Supermassive though it may be, the heart of the Milky Way's black hole is not as big as you might think; the event horizon of Sagittarius A* is just 24 million km across - 17 times bigger than the Sun.

At 25,000 light years away, that makes it a pinprick. From the surface of the Earth, Prof Ozel explained, it takes up about as much of the sky as a CD sitting on the moon.

And surrounding this mysterious, spherical frontier are roiling clouds of gas and dust, which blaze with energy as they are sucked and squeezed furiously towards it.

These clouds are trouble for the EHT astronomers, who want to peer closer than ever before at this fringe of the observable universe.

One of their most important decisions was choosing which wavelength of light they would use. Radio waves were an obvious place to start, because they are scattered much less by this material than visible or infra-red light.

Then it took a lot of theoretical calculations to settle on the specific wavelength of 1.3mm, as Prof Ozel explained.

"We've run upwards of a million simulations, for many different configurations of what that gas might look like. And in all cases, we think that the 1.3mm wavelength is the right choice to see down to the event horizon."

It was an "incredibly lucky coincidence", she added, that any wavelength at all was feasible.

Because as well as penetrating the black hole's dust cloud, Prof Ozel and her colleagues need the hot gas right at the event horizon to shine brightly in this colour - which they believe it does.

Finally, the light has to travel easily through the Earth's own atmosphere into the dishes of the waiting telescopes; 1.3mm fortunately fits that bill in every case.

The nine stations enlisted to stare at SagA* include the big dishes in Antarctica, Chile, Hawaii, Spain, Mexico and Arizona.

Altogether this makes what the team calls a "virtual telescope the size of the Earth".

Einstein on the line

So what will this mammoth eye actually see?

"Hopefully it will look like a crescent - it won't look like a ring," Prof Ozel said.

This is because the glowing gas is spinning around the black hole, and a dramatic Doppler effect should make the stuff moving towards the Earth appear much brighter.

"The rest of the ring will also emit, but what you will brightly pick up is a crescent."

In fact, the picture that emerges from the EHT next year will put general relativity on the line.

Einstein's theory states that a mass - especially one as big as a black hole - bends space-time.

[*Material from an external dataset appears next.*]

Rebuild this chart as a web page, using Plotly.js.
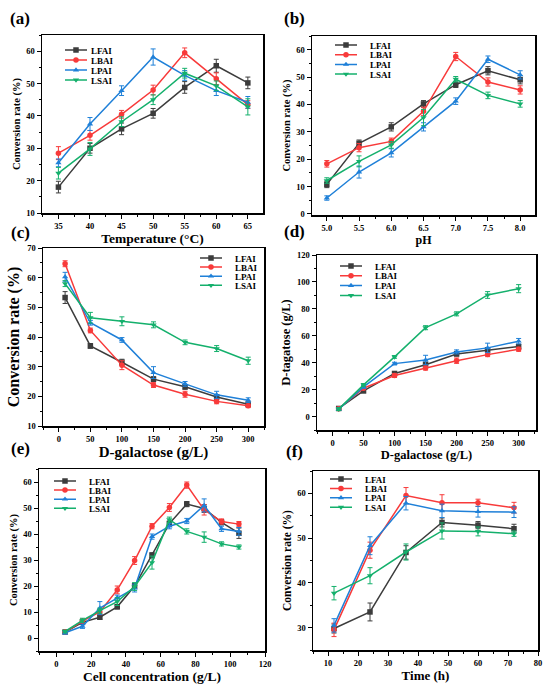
<!DOCTYPE html>
<html>
<head>
<meta charset="utf-8">
<script src="https://cdn.plot.ly/plotly-3.0.1.min.js"></script>
<style>html,body{margin:0;padding:0;background:#fff;}#plot{width:550px;height:689px;}</style>
</head>
<body>
<div id="plot"></div>
<script>
// ---------- data ----------
const seriesNames = ['LFAI', 'LBAI', 'LPAI', 'LSAI'];

// (a) Temperature
const tempX = [35, 40, 45, 50, 55, 60, 65];
const tempLFAI = [18.0, 30.0, 36.0, 40.8, 48.8, 55.5, 50.2];
const tempLBAI = [28.5, 34.0, 40.5, 48.0, 59.5, 51.5, 43.5];
const tempLPAI = [25.5, 37.5, 47.8, 58.2, 52.5, 47.8, 44.2];
const tempLSAI = [22.3, 29.8, 38.2, 45.0, 53.2, 49.3, 42.8];
const tempErrLFAI = [1.8, 1.5, 1.8, 1.5, 1.8, 2.0, 1.8];
const tempErrLBAI = [2.0, 1.5, 1.2, 1.5, 1.5, 1.8, 1.2];
const tempErrLPAI = [1.2, 2.0, 1.5, 2.5, 1.5, 1.5, 1.8];
const tempErrLSAI = [1.8, 2.0, 1.5, 1.5, 1.5, 1.5, 2.5];

// (b) pH
const phX = [5.0, 5.5, 6.0, 6.5, 7.0, 7.5, 8.0];
const phLFAI = [10.8, 25.8, 31.8, 40.2, 47.2, 52.3, 49.0];
const phLBAI = [18.3, 24.2, 26.5, 37.5, 57.5, 48.2, 45.3];
const phLPAI = [5.8, 15.3, 22.3, 31.8, 41.2, 56.5, 50.8];
const phLSAI = [12.2, 19.2, 25.2, 35.2, 49.2, 43.3, 40.2];
const phErrLFAI = [1.2, 1.2, 1.5, 1.2, 1.0, 1.5, 1.5];
const phErrLBAI = [1.2, 1.5, 1.2, 1.5, 1.5, 1.5, 1.5];
const phErrLPAI = [0.8, 2.2, 1.5, 1.5, 1.2, 1.2, 1.5];
const phErrLSAI = [1.0, 2.0, 1.2, 3.0, 1.0, 1.2, 1.2];

// (c) D-galactose vs conversion
const galX = [10, 50, 100, 150, 200, 250, 300];
const galLFAI = [53.3, 37.0, 31.5, 25.8, 23.2, 19.8, 17.3];
const galLBAI = [64.7, 42.2, 30.5, 23.8, 20.7, 18.3, 16.8];
const galLPAI = [60.3, 44.8, 39.0, 28.0, 24.2, 20.5, 18.7];
const galLSAI = [58.0, 46.5, 45.3, 44.1, 38.2, 36.1, 32.0];
const galErrLFAI = [2.0, 0.8, 1.0, 0.8, 0.8, 0.8, 0.8];
const galErrLBAI = [1.0, 0.8, 1.5, 0.8, 1.0, 0.8, 0.6];
const galErrLPAI = [1.5, 0.8, 0.8, 2.0, 0.8, 1.2, 0.8];
const galErrLSAI = [1.0, 1.8, 1.5, 1.0, 0.8, 1.0, 1.2];

// (d) D-galactose vs D-tagatose
const tagX = [10, 50, 100, 150, 200, 250, 300];
const tagLFAI = [6.0, 19.0, 32.0, 38.5, 46.5, 49.5, 52.0];
const tagLBAI = [5.8, 21.0, 30.5, 36.0, 41.5, 46.0, 50.0];
const tagLPAI = [5.5, 22.0, 39.3, 42.0, 48.0, 51.0, 56.0];
const tagLSAI = [5.5, 23.5, 44.3, 66.0, 76.3, 90.3, 95.0];
const tagErrLFAI = [1.0, 1.0, 1.0, 2.0, 1.5, 1.5, 1.5];
const tagErrLBAI = [1.0, 1.0, 1.5, 1.5, 2.0, 1.5, 1.5];
const tagErrLPAI = [1.0, 1.0, 1.0, 3.5, 1.5, 3.5, 2.0];
const tagErrLSAI = [1.0, 1.0, 1.0, 1.5, 1.5, 2.5, 3.0];

// (e) Cell concentration
const cellX = [5, 15, 25, 35, 45, 55, 65, 75, 85, 95, 105];
const cellLFAI = [2.3, 6.0, 8.0, 12.0, 20.0, 31.8, 44.0, 51.5, 49.8, 44.5, 40.3];
const cellLBAI = [2.3, 6.5, 10.0, 18.5, 29.8, 43.0, 50.2, 58.8, 49.3, 44.8, 43.8];
const cellLPAI = [2.0, 4.5, 11.5, 15.5, 19.2, 39.0, 43.0, 45.0, 51.0, 42.0, 41.0];
const cellLSAI = [2.5, 6.8, 10.5, 14.0, 19.8, 29.0, 45.5, 41.0, 38.8, 36.2, 35.0];
const cellErrLFAI = [0.5, 0.8, 0.8, 0.8, 1.0, 1.0, 1.0, 1.0, 1.5, 1.0, 2.0];
const cellErrLBAI = [0.5, 0.8, 1.0, 1.5, 1.5, 1.0, 1.5, 1.2, 2.0, 1.0, 1.0];
const cellErrLPAI = [0.5, 0.8, 2.5, 1.0, 1.5, 1.0, 1.0, 1.0, 2.5, 1.0, 1.5];
const cellErrLSAI = [0.5, 0.8, 1.0, 1.5, 1.5, 2.5, 1.0, 1.0, 2.0, 0.8, 0.8];

// (f) Time
const timeX = [12, 24, 36, 48, 60, 72];
const timeLFAI = [29.8, 33.5, 46.8, 53.5, 52.9, 52.1];
const timeLBAI = [29.5, 47.3, 59.5, 57.9, 57.9, 56.8];
const timeLPAI = [30.5, 48.3, 57.8, 56.1, 55.9, 55.8];
const timeLSAI = [37.7, 41.6, 46.9, 51.6, 51.5, 51.0];
const timeErrLFAI = [1.0, 2.0, 1.5, 1.0, 0.8, 1.0];
const timeErrLBAI = [1.5, 1.8, 1.8, 1.8, 0.8, 1.2];
const timeErrLPAI = [1.5, 2.0, 1.5, 1.5, 1.2, 1.2];
const timeErrLSAI = [1.5, 1.8, 1.8, 1.8, 1.0, 0.6];

// ---------- styles ----------
const colors = ['#3c3c3c', '#f83a3a', '#1f80d8', '#14b06c'];
const symbols = ['square', 'circle', 'triangle-up', 'triangle-down'];
const FONT = 'Liberation Serif, Times New Roman, serif';

const W = 550, H = 689;
function px2x(p) { return p / W; }
function px2y(p) { return 1 - p / H; }

const panels = [
  { x: tempX, ys: [tempLFAI, tempLBAI, tempLPAI, tempLSAI], es: [tempErrLFAI, tempErrLBAI, tempErrLPAI, tempErrLSAI],
    box: [42, 263, 35, 213], xr: [32.4, 67.4], yr: [10, 65], xd: 5, xmd: 2.5, yd: 10, ymd: 5, x0: 35, y0: 10,
    xt: 'Temperature (°C)', xts: 13.5, yt: 'Conversion rate (%)', yts: 10.5, xfmt: '',
    leg: [65, 50, 10], label: '(a)', lab: [20, 18] },
  { x: phX, ys: [phLFAI, phLBAI, phLPAI, phLSAI], es: [phErrLFAI, phErrLBAI, phErrLPAI, phErrLSAI],
    box: [312, 535, 36, 215], xr: [4.77, 8.23], yr: [-0.4, 65], xd: 0.5, xmd: 0.25, yd: 10, ymd: 5, x0: 5, y0: 0,
    xt: 'pH', xts: 12, yt: 'Conversion rate (%)', yts: 10.5, xfmt: '.1f',
    leg: [335, 45, 9.7], label: '(b)', lab: [294, 18] },
  { x: galX, ys: [galLFAI, galLBAI, galLPAI, galLSAI], es: [galErrLFAI, galErrLBAI, galErrLPAI, galErrLSAI],
    box: [43, 264, 248, 426], xr: [-25, 325], yr: [10, 70], xd: 50, xmd: 25, yd: 10, ymd: 5, x0: 0, y0: 10,
    xt: 'D-galactose (g/L)', xts: 15, yt: 'Conversion rate (%)', yts: 16, xfmt: '',
    leg: [200, 258, 9.1], label: '(c)', lab: [20, 232] },
  { x: tagX, ys: [tagLFAI, tagLBAI, tagLPAI, tagLSAI], es: [tagErrLFAI, tagErrLBAI, tagErrLPAI, tagErrLSAI],
    box: [317, 536, 255, 430], xr: [-25, 328], yr: [-10, 120], xd: 50, xmd: 25, yd: 20, ymd: 10, x0: 0, y0: 0,
    xt: 'D-galactose (g/L)', xts: 12.5, yt: 'D-tagatose (g/L)', yts: 12.5, xfmt: '',
    leg: [340, 266, 9.8], label: '(d)', lab: [294, 231] },
  { x: cellX, ys: [cellLFAI, cellLBAI, cellLPAI, cellLSAI], es: [cellErrLFAI, cellErrLBAI, cellErrLPAI, cellErrLSAI],
    box: [39, 265, 469, 651], xr: [-10, 120], yr: [-5, 65], xd: 20, xmd: 10, yd: 10, ymd: 5, x0: 0, y0: 0,
    xt: 'Cell concentration (g/L)', xts: 13.5, yt: 'Conversion rate (%)', yts: 10.5, xfmt: '',
    leg: [54, 481, 9.1], label: '(e)', lab: [20, 448] },
  { x: timeX, ys: [timeLFAI, timeLBAI, timeLPAI, timeLSAI], es: [timeErrLFAI, timeErrLBAI, timeErrLPAI, timeErrLSAI],
    box: [313, 538, 471, 650], xr: [5, 80], yr: [25, 65], xd: 10, xmd: 5, yd: 10, ymd: 5, x0: 10, y0: 30,
    xt: 'Time (h)', xts: 13, yt: 'Conversion rate (%)', yts: 11.5, xfmt: '',
    leg: [330, 479, 9.4], label: '(f)', lab: [294, 452] }
];

const traces = [];
const layout = {
  width: W, height: H, margin: { l: 0, r: 0, t: 0, b: 0 },
  paper_bgcolor: '#fff', plot_bgcolor: '#fff',
  font: { family: FONT, color: '#000', weight: 'bold' },
  annotations: []
};

const tickFont = { family: FONT, size: 8.5, color: '#000', weight: 'bold' };
const legSpacing = [];

panels.forEach((p, i) => {
  const n = i + 1;
  const xa = 'xaxis' + (n === 1 ? '' : n), ya = 'yaxis' + (n === 1 ? '' : n);
  const xref = 'x' + (n === 1 ? '' : n), yref = 'y' + (n === 1 ? '' : n);
  const legId = 'legend' + (n === 1 ? '' : n);
  const common = {
    showline: true, linecolor: '#000', linewidth: 1.5, mirror: true,
    ticks: 'outside', ticklen: 4, tickwidth: 1, tickcolor: '#000',
    showgrid: false, zeroline: false, tickfont: tickFont, automargin: false
  };
  layout[xa] = Object.assign({}, common, {
    domain: [px2x(p.box[0]), px2x(p.box[1])], range: p.xr, anchor: yref,
    tick0: p.x0, dtick: p.xd, tickformat: p.xfmt,
    minor: { ticks: 'outside', ticklen: 2, tickwidth: 1, tickcolor: '#000', dtick: p.xmd, tick0: p.x0 },
    title: { text: p.xt, font: { family: FONT, size: p.xts, color: '#000', weight: 'bold' }, standoff: 3 }
  });
  layout[ya] = Object.assign({}, common, {
    domain: [px2y(p.box[3]), px2y(p.box[2])], range: p.yr, anchor: xref,
    tick0: p.y0, dtick: p.yd,
    minor: { ticks: 'outside', ticklen: 2, tickwidth: 1, tickcolor: '#000', dtick: p.ymd, tick0: p.y0 },
    title: { text: p.yt, font: { family: FONT, size: p.yts, color: '#000', weight: 'bold' }, standoff: 3 }
  });
  layout[legId] = {
    x: px2x(p.leg[0] - 5), y: px2y(p.leg[1] - 14.5), xanchor: 'left', yanchor: 'top',
    bgcolor: 'rgba(0,0,0,0)', borderwidth: 0, tracegroupgap: 0,
    font: { family: FONT, size: 9, color: '#000', weight: 'bold' }
  };
  legSpacing.push(p.leg[2]);
  layout.annotations.push({
    xref: 'paper', yref: 'paper', x: px2x(p.lab[0]), y: px2y(p.lab[1]),
    xanchor: 'center', yanchor: 'middle', showarrow: false, text: p.label,
    font: { family: FONT, size: 17, color: '#000', weight: 'bold' }
  });
  p.ys.forEach((yv, k) => {
    traces.push({
      type: 'scatter', mode: 'lines+markers', x: p.x, y: yv, name: seriesNames[k],
      xaxis: xref, yaxis: yref, legend: legId,
      line: { color: colors[k], width: 1.5 },
      marker: { color: colors[k], symbol: symbols[k], size: 5.5 },
      error_y: { type: 'data', array: p.es[k], visible: true, color: colors[k], thickness: 1, width: 2.5 }
    });
  });
});

// tighten the legends (row spacing, shorter line samples) as in the reference
function tightenLegends() {
  const infolayer = document.querySelector('#plot g.infolayer');
  if (!infolayer) return;
  const ids = ['legend', 'legend2', 'legend3', 'legend4', 'legend5', 'legend6'];
  ids.forEach((id, i) => {
    const g = infolayer.querySelector(':scope > g.' + id);
    if (!g) return;
    const items = g.querySelectorAll('g.traces');
    let y0 = null;
    items.forEach((it, k) => {
      try {
        if (!it.hasAttribute('data-y0')) {
          const t = it.getAttribute('transform') || '';
          const m = t.match(/translate\(\s*([-\d.e]+)[ ,]+([-\d.e]+)\s*\)/);
          if (m) { it.setAttribute('data-x0', m[1]); it.setAttribute('data-yo', m[2]); }
          it.setAttribute('data-y0', '1');
        }
        const x = parseFloat(it.getAttribute('data-x0') || '0');
        const y = parseFloat(it.getAttribute('data-yo') || '0');
        if (y0 === null) y0 = y;
        it.setAttribute('transform', 'translate(' + x + ',' + (y0 + k * legSpacing[i]) + ')');
      } catch (e) {}
      it.querySelectorAll('g.legendlines path').forEach(pl => pl.setAttribute('d', 'M5,0h22'));
      it.querySelectorAll('g.legendpoints path').forEach(pt => pt.setAttribute('transform', 'translate(16,0)'));
      it.querySelectorAll('text.legendtext').forEach(tx => {
        tx.setAttribute('x', '31');
        tx.querySelectorAll('tspan').forEach(ts => { if (ts.hasAttribute('x')) ts.setAttribute('x', '31'); });
      });
    });
  });
}

const gd = document.getElementById('plot');
Plotly.newPlot(gd, traces, layout, { staticPlot: true }).then(() => {
  tightenLegends();
  gd.on && gd.on('plotly_afterplot', tightenLegends);
  setTimeout(tightenLegends, 0);
  setTimeout(tightenLegends, 100);
  requestAnimationFrame(tightenLegends);
});
</script>
</body>
</html>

And that curvature can be calculated mathematically.

So the size of the shadow cast by SagA* will either match what is predicted by general relativity, or it won't.

"We know exactly what GR predicts for that size," Prof Ozel said - making this observation what scientists call a "null hypothesis test" of the theory.

Astronomers rely on general relativity all the time, making use of the way masses bend the path of light. But it has never been tested on this scale before.

"Imagine how much light-bending our sun can achieve. Thomas Eddington's 1919 experiment measured that level of deflection.

"Now we're taking that, and we're multiplying it literally by millions and millions and millions in terms of the space-time curvature."

Beyond the Milky Way's own SagA*, the EHT team already has plans to look further afield at galaxy Messier 87. Its black hole is much bigger and is known for blasting an immense jet of plasma into space.